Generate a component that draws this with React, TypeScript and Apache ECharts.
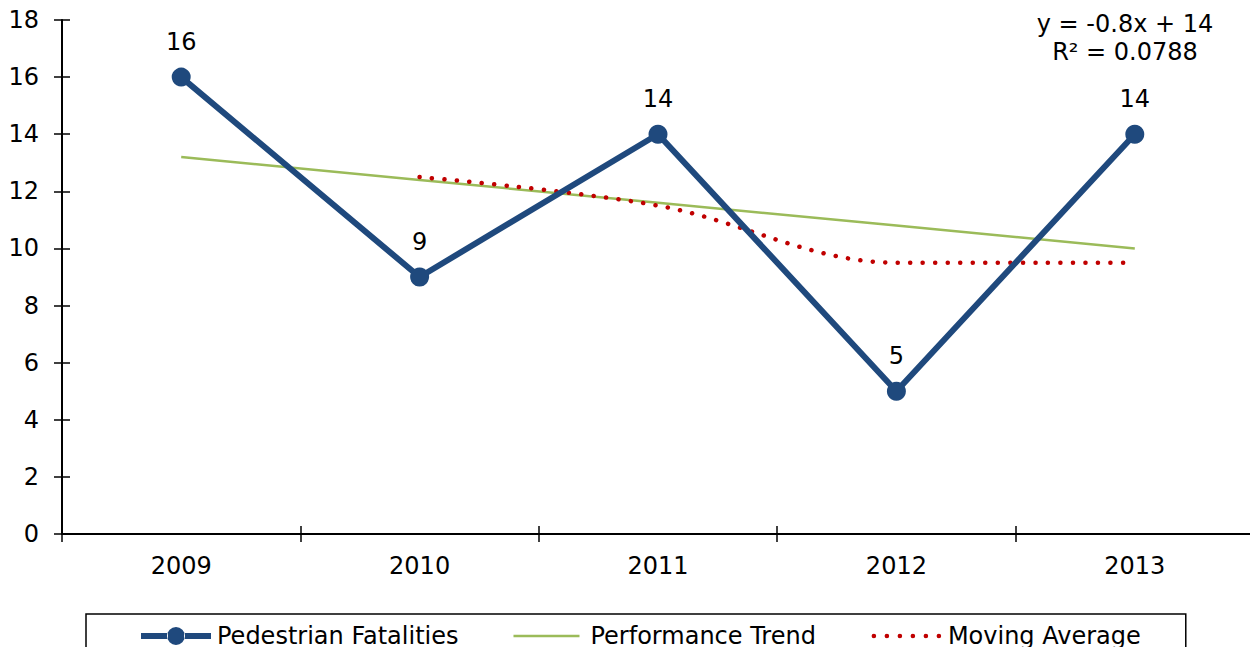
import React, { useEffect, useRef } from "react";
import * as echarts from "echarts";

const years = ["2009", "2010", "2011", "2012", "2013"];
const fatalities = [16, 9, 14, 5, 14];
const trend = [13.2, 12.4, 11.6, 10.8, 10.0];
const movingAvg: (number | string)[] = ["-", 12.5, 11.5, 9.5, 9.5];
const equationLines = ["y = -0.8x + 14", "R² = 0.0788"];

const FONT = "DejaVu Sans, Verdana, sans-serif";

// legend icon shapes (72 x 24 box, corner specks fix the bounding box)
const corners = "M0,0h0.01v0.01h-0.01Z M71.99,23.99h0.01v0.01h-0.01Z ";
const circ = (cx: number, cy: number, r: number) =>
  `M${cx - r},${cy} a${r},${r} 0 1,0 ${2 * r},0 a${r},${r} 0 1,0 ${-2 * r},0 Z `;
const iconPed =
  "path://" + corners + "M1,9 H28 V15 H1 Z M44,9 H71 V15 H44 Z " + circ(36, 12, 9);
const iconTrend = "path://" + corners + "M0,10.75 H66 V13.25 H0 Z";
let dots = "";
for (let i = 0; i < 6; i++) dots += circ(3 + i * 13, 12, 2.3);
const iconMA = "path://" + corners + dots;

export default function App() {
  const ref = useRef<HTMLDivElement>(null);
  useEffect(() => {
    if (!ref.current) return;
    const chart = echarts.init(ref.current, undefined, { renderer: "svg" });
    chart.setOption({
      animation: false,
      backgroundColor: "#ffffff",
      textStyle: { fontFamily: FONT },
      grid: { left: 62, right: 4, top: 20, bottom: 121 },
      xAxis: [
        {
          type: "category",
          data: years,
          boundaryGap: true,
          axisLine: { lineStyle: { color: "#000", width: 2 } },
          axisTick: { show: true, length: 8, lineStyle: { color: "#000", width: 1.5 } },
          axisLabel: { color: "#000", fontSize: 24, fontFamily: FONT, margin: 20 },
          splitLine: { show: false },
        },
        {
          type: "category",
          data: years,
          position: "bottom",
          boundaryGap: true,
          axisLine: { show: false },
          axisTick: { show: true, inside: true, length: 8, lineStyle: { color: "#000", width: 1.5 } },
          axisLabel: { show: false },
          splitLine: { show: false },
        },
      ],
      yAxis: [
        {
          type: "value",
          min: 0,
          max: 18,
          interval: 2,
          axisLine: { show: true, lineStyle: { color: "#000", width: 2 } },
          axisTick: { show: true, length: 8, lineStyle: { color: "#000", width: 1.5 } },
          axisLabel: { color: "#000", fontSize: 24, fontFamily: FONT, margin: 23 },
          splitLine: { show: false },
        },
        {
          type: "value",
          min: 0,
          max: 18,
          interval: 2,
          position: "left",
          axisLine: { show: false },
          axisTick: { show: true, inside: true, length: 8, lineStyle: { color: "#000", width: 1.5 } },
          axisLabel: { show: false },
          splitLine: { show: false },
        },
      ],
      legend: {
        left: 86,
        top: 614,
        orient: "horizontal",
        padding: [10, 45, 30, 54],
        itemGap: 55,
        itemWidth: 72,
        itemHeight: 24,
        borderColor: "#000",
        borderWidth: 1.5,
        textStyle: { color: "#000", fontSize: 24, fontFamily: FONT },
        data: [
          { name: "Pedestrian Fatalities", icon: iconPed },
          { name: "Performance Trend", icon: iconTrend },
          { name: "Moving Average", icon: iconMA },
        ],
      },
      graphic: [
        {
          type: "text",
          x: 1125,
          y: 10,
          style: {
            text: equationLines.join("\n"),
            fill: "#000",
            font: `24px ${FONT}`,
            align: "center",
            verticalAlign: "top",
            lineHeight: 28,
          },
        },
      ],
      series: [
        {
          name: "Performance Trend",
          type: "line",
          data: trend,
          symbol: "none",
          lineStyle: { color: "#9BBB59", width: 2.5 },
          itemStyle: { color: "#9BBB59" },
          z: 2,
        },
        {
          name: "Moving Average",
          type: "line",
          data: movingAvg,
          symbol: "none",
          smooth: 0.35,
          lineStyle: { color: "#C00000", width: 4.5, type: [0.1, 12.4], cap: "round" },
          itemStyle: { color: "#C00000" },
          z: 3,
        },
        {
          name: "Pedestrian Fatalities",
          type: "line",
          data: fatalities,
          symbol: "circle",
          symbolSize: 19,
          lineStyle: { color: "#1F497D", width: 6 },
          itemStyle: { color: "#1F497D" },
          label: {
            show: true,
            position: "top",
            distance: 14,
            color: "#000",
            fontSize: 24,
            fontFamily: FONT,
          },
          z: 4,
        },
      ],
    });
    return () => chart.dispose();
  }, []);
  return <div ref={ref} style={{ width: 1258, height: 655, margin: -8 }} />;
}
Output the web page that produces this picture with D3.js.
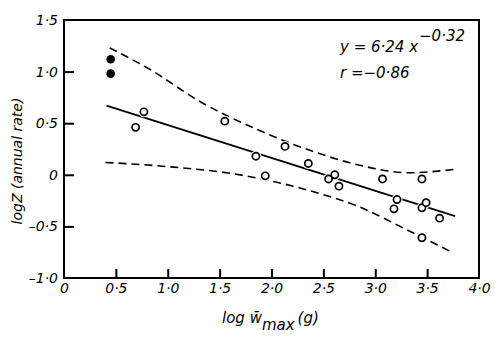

**Written problem**. Return all of the entries exactly as written, but drop any pictures they hold.

**Full output**.
Generate a component that draws this with React, TypeScript and Apache ECharts.
import React, { useEffect, useRef } from "react";
import * as echarts from "echarts";

const years = ["2009", "2010", "2011", "2012", "2013"];
const fatalities = [16, 9, 14, 5, 14];
const trend = [13.2, 12.4, 11.6, 10.8, 10.0];
const movingAvg: (number | string)[] = ["-", 12.5, 11.5, 9.5, 9.5];
const equationLines = ["y = -0.8x + 14", "R² = 0.0788"];

const FONT = "DejaVu Sans, Verdana, sans-serif";

// legend icon shapes (72 x 24 box, corner specks fix the bounding box)
const corners = "M0,0h0.01v0.01h-0.01Z M71.99,23.99h0.01v0.01h-0.01Z ";
const circ = (cx: number, cy: number, r: number) =>
  `M${cx - r},${cy} a${r},${r} 0 1,0 ${2 * r},0 a${r},${r} 0 1,0 ${-2 * r},0 Z `;
const iconPed =
  "path://" + corners + "M1,9 H28 V15 H1 Z M44,9 H71 V15 H44 Z " + circ(36, 12, 9);
const iconTrend = "path://" + corners + "M0,10.75 H66 V13.25 H0 Z";
let dots = "";
for (let i = 0; i < 6; i++) dots += circ(3 + i * 13, 12, 2.3);
const iconMA = "path://" + corners + dots;

export default function App() {
  const ref = useRef<HTMLDivElement>(null);
  useEffect(() => {
    if (!ref.current) return;
    const chart = echarts.init(ref.current, undefined, { renderer: "svg" });
    chart.setOption({
      animation: false,
      backgroundColor: "#ffffff",
      textStyle: { fontFamily: FONT },
      grid: { left: 62, right: 4, top: 20, bottom: 121 },
      xAxis: [
        {
          type: "category",
          data: years,
          boundaryGap: true,
          axisLine: { lineStyle: { color: "#000", width: 2 } },
          axisTick: { show: true, length: 8, lineStyle: { color: "#000", width: 1.5 } },
          axisLabel: { color: "#000", fontSize: 24, fontFamily: FONT, margin: 20 },
          splitLine: { show: false },
        },
        {
          type: "category",
          data: years,
          position: "bottom",
          boundaryGap: true,
          axisLine: { show: false },
          axisTick: { show: true, inside: true, length: 8, lineStyle: { color: "#000", width: 1.5 } },
          axisLabel: { show: false },
          splitLine: { show: false },
        },
      ],
      yAxis: [
        {
          type: "value",
          min: 0,
          max: 18,
          interval: 2,
          axisLine: { show: true, lineStyle: { color: "#000", width: 2 } },
          axisTick: { show: true, length: 8, lineStyle: { color: "#000", width: 1.5 } },
          axisLabel: { color: "#000", fontSize: 24, fontFamily: FONT, margin: 23 },
          splitLine: { show: false },
        },
        {
          type: "value",
          min: 0,
          max: 18,
          interval: 2,
          position: "left",
          axisLine: { show: false },
          axisTick: { show: true, inside: true, length: 8, lineStyle: { color: "#000", width: 1.5 } },
          axisLabel: { show: false },
          splitLine: { show: false },
        },
      ],
      legend: {
        left: 86,
        top: 614,
        orient: "horizontal",
        padding: [10, 45, 30, 54],
        itemGap: 55,
        itemWidth: 72,
        itemHeight: 24,
        borderColor: "#000",
        borderWidth: 1.5,
        textStyle: { color: "#000", fontSize: 24, fontFamily: FONT },
        data: [
          { name: "Pedestrian Fatalities", icon: iconPed },
          { name: "Performance Trend", icon: iconTrend },
          { name: "Moving Average", icon: iconMA },
        ],
      },
      graphic: [
        {
          type: "text",
          x: 1125,
          y: 10,
          style: {
            text: equationLines.join("\n"),
            fill: "#000",
            font: `24px ${FONT}`,
            align: "center",
            verticalAlign: "top",
            lineHeight: 28,
          },
        },
      ],
      series: [
        {
          name: "Performance Trend",
          type: "line",
          data: trend,
          symbol: "none",
          lineStyle: { color: "#9BBB59", width: 2.5 },
          itemStyle: { color: "#9BBB59" },
          z: 2,
        },
        {
          name: "Moving Average",
          type: "line",
          data: movingAvg,
          symbol: "none",
          smooth: 0.35,
          lineStyle: { color: "#C00000", width: 4.5, type: [0.1, 12.4], cap: "round" },
          itemStyle: { color: "#C00000" },
          z: 3,
        },
        {
          name: "Pedestrian Fatalities",
          type: "line",
          data: fatalities,
          symbol: "circle",
          symbolSize: 19,
          lineStyle: { color: "#1F497D", width: 6 },
          itemStyle: { color: "#1F497D" },
          label: {
            show: true,
            position: "top",
            distance: 14,
            color: "#000",
            fontSize: 24,
            fontFamily: FONT,
          },
          z: 4,
        },
      ],
    });
    return () => chart.dispose();
  }, []);
  return <div ref={ref} style={{ width: 1258, height: 655, margin: -8 }} />;
}
Output the web page that produces this picture with D3.js.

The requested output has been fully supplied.